The crises of our epoch—ecological breakdown, widening global inequality, and disruptive technological transformations—signal that the contradictions of capitalism have reached a new level of intensity. These challenges cannot be resolved through incremental reform alone, whether Keynesian or Post-Keynesian. They demand a more profound dialectical sublation, one that does not merely oscillate between cohesion and decohesion within capitalism, but that transcends the very limits of capitalist political economy. As Quantum Dialectics suggests, just as excessive decohesion in a quantum system can collapse coherence into a transformative phase transition, so too the escalating crises of global capitalism may foreshadow the necessity of revolutionary reorganization.
What is required, therefore, is not simply a new economic policy framework, but the emergence of a new systemic coherence—ecological in its priorities, democratic in its governance, and oriented toward the collective reproduction of life rather than the accumulation of capital.
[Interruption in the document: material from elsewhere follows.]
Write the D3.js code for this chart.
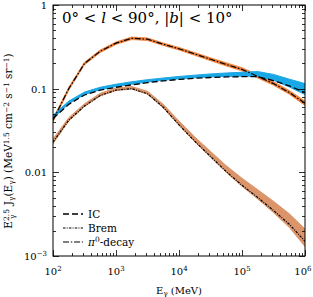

The dialectical task before humanity is to transform crisis into opportunity, to sublate the contradictions of the present into a higher order of social organization. In this sense, Quantum Dialectics offers not only a reinterpretation of past paradigms but also a framework for imagining and constructing a post-capitalist future, one in which cohesion and decohesion are rebalanced in service of planetary survival and human emancipation.